In un’intervista programmatica rilasciata il 15 dicembre scorso a Repubblica il giuslavorista e senatore Pd Pietro Ichino ha dettato la linea: «Il quesito è inammissibile – ha detto – perché il quesito non è unitario, non ha per oggetto l’abrogazione di una norma, ma la creazione di una norma nuova, che non è mai esistita». Su questa linea si è schierato il bocconiano Maurizio dal Conte, nominato da Renzi alla presidenza dell’agenzia delle politiche attive (Anpal) che ha aggiunto una tesi fantasiosa secondo la quale l’abrogazione del Jobs Act su questo punto porterebbe a un boom di licenziamenti e della precarietà: «Molte aziende ridurrebbero il loro organico per scendere sotto il nuovo tetto», ha detto ieri al Corriere della Sera.

I dati Inps raccontano un’altra realtà: da gennaio a ottobre i licenziamenti «disciplinari» per giusta causa e giustificato motivo sono aumentati del 28% a causa del Jobs Act, mentre continuano ad aumentare i contratti a termine riformati dal governo Renzi. Il 75% delle nuove assunzioni è precaria, ha calcolato la Fondazione Di Vittorio (Cgil) sulla base dei dati Inps. A queste tesi ha risposto puntualmente la Cgil con un post pubblicato su Facebook: la costituzionalità dei tre quesiti è «manifesta» sostiene il sindacato di Corso Italia. Nessuno riguarda leggi a «contenuto costituzionalmente vincolato». Se abrogate le parti delle norme contestate, non sarebbe pregiudicata la Costituzione. I licenziamenti illegittimi, la responsabilità verso i lavoratori in caso di appalto e i voucher dipendono dalle decisioni dei governi ed è su questo che gli italiani saranno chiamati a pronunciarsi in una consultazione in cui è previsto il quorum.

I giuristi che hanno accompagnato la Cgil nella definizione dei quesiti sottolineano che il Jobs Act non è conforme alla carta dei diritti fondamentali dell’Unione Europea che ha lo stesso valore dei Trattati. La legislazione in vigore dopo Renzi non prende sanzioni contro il licenziamento ingiustificato, mentre la Carta europea riconosce tale diritto a ogni lavoratore. Sui voucher la partita è chiara: si cerca di neutralizzare il quesito abrogativo evocando un intervento legislativo che il ministro del lavoro Poletti non ha escluso, anche se attende l’esito del monitoraggio Inps dopo l’introduzione della tracciabilità dei “buoni lavoro”. Attesa inutile, dato che nel 2016 i voucher supereranno ogni record. Nei primi dieci mesi dell’anno sono stati venduti 121 milioni di voucher.

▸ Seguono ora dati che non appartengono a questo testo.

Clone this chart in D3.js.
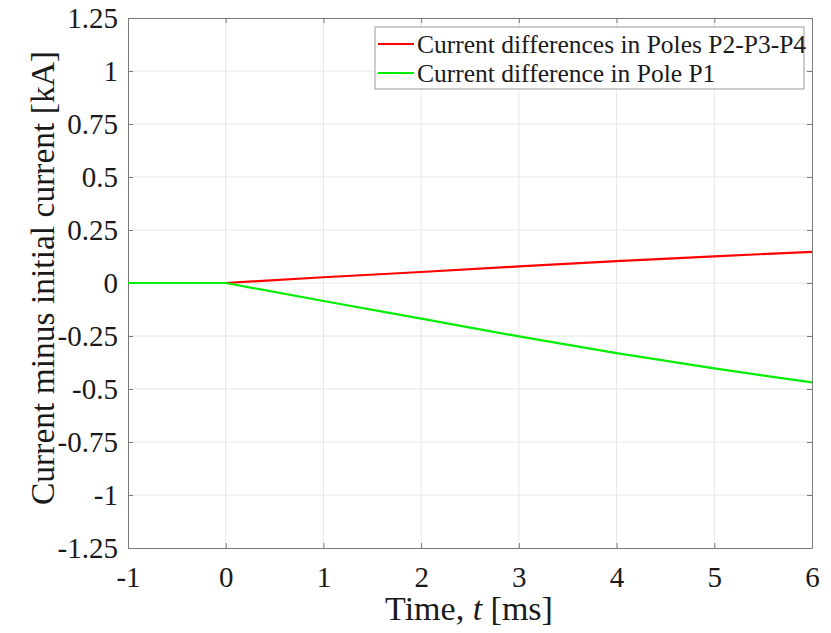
<!DOCTYPE html>
<html>
<head>
<meta charset="utf-8">
<script src="https://cdn.jsdelivr.net/npm/d3@7/dist/d3.min.js"></script>
<style>
  body { margin: 0; background: #fff; }
  svg text { font-family: "Liberation Serif", "Times New Roman", serif !important; fill: #1a1a1a; }
  .tick text { font-size: 29px; }
</style>
</head>
<body>
<svg id="chart" width="831" height="633"></svg>
<script>
// Time axis samples [ms]
const timeMs = [-1, 0, 1, 2, 3, 4, 5, 6];
// Current differences [kA]
const poleP234 = [0, 0, 0.027, 0.052, 0.078, 0.103, 0.126, 0.147];
const poleP1   = [0, 0, -0.085, -0.168, -0.252, -0.331, -0.403, -0.469];
const seriesNames = ["Current differences in Poles P2-P3-P4", "Current difference in Pole P1"];
const seriesColors = ["#ff0000", "#00ee00"];
const xTicks = [-1, 0, 1, 2, 3, 4, 5, 6];
const yTicks = [-1.25, -1, -0.75, -0.5, -0.25, 0, 0.25, 0.5, 0.75, 1, 1.25];

const svg = d3.select("#chart");
const plotL = 128, plotR = 812, plotT = 18, plotB = 548;

const x = d3.scaleLinear().domain([-1, 6]).range([plotL, plotR]);
const y = d3.scaleLinear().domain([-1.25, 1.25]).range([plotB, plotT]);

const fmt = d => (d === 0 ? "0" : String(d));

// grid
const grid = svg.append("g").attr("stroke", "#e6e6e6").attr("stroke-width", 1);
xTicks.slice(1, -1).forEach(t => grid.append("line")
  .attr("x1", x(t)).attr("x2", x(t)).attr("y1", plotT).attr("y2", plotB));
yTicks.slice(1, -1).forEach(t => grid.append("line")
  .attr("x1", plotL).attr("x2", plotR).attr("y1", y(t)).attr("y2", y(t)));

// axes with inward ticks on all four sides
const axisColor = "#7a7a7a";
function styleAxis(g) {
  g.attr("font-family", null).attr("font-size", null);
  g.select(".domain").attr("stroke", axisColor);
  g.selectAll(".tick line").attr("stroke", axisColor);
  g.selectAll("text").style("font-size", "29px").attr("fill", "#1a1a1a");
}
svg.append("g").attr("transform", `translate(0,${plotB})`)
  .call(d3.axisBottom(x).tickValues(xTicks).tickSizeInner(-5).tickSizeOuter(0).tickPadding(18).tickFormat(fmt))
  .call(styleAxis);
svg.append("g").attr("transform", `translate(0,${plotT})`)
  .call(d3.axisTop(x).tickValues(xTicks).tickSizeInner(-5).tickSizeOuter(0).tickFormat(""))
  .call(styleAxis);
svg.append("g").attr("transform", `translate(${plotL},0)`)
  .call(d3.axisLeft(y).tickValues(yTicks).tickSizeInner(-5).tickSizeOuter(0).tickPadding(10).tickFormat(fmt))
  .call(styleAxis);
svg.append("g").attr("transform", `translate(${plotR},0)`)
  .call(d3.axisRight(y).tickValues(yTicks).tickSizeInner(-5).tickSizeOuter(0).tickFormat(""))
  .call(styleAxis);

// series
const line = d3.line().x((d, i) => x(timeMs[i])).y(d => y(d));
[poleP234, poleP1].forEach((s, k) => {
  svg.append("path").datum(s)
    .attr("fill", "none").attr("stroke", seriesColors[k]).attr("stroke-width", 2.2)
    .attr("d", line);
});

// axis titles
svg.append("text").attr("x", 469).attr("y", 620)
  .attr("text-anchor", "middle").style("font-size", "34px")
  .html('Time, <tspan font-style="italic">t</tspan> [ms]');
svg.append("text").attr("transform", `translate(54,278) rotate(-90)`)
  .attr("text-anchor", "middle").style("font-size", "33.5px")
  .text("Current minus initial current [kA]");

// legend
const lg = svg.append("g");
lg.append("rect").attr("x", 375).attr("y", 27).attr("width", 429).attr("height", 62)
  .attr("fill", "#fff").attr("stroke", "#9a9a9a").attr("stroke-width", 1);
seriesNames.forEach((name, k) => {
  const ly = 44 + k * 29;
  lg.append("line").attr("x1", 378).attr("x2", 414).attr("y1", ly).attr("y2", ly)
    .attr("stroke", seriesColors[k]).attr("stroke-width", 2.2);
  lg.append("text").attr("x", 417).attr("y", ly + 9).style("font-size", "25.5px").text(name);
});
</script>
</body>
</html>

Due sono le alternative proposte in queste ore. Si parla di tornare alla legge Biagi del 2003 che ha istituito questa peculiare forma di lavoro occasionale, limitandola alle prestazioni realmente occasionali e non all’intero mercato del lavoro come deciso dai governi Motti e Letta, entrambi sostenuti dal Pd. Si sostiene, inoltre, la possibilità di abbassare il limite massimo di incasso per singolo lavoratore: da 7 a 5 mila euro, o addirittura a 2 mila. Intervento inutile perché, come dimostrato dai dati Inps, la stragrande maggioranza dei voucheristi (1 milione e 380 mila nel 2015) non ha superato i 633 euro annui.

Non è escluso aumentare comunque, nel privato e nel pubblico, a cominciare dagli enti locali. Contro il quesito della Cgil si sostiene che la vittoria del Sì all’abrogazione porterebbe a un aumento del lavoro “nero”. Su questo punto la formulazione del quesito potrebbe risultare incerta, ma è inequivocabile l’intenzione di riportare il voucher al suo uso originario. In generale si trascura un elemento materiale decisivo emerso in una ricerca Inps sul «lavoro accessorio dal 2008 al 2015»: il voucher non fa emergere il lavoro nero, ma lo aumenta insieme al lavoro precario già esistente.

Si prospettano  settimane di disinformazione in cui la politica sfuggirà al principale problema: non basta il maquillage della riforma renziana, è necessaria l’abolizione integrale di un provvedimento che ha regalato tra gli 11 e i 18 miliardi di euro alle imprese con risultati a dir poco discutibili sull’occupazione. Questo è il contenuto politico del referendum Cgil che si cerca di occultare.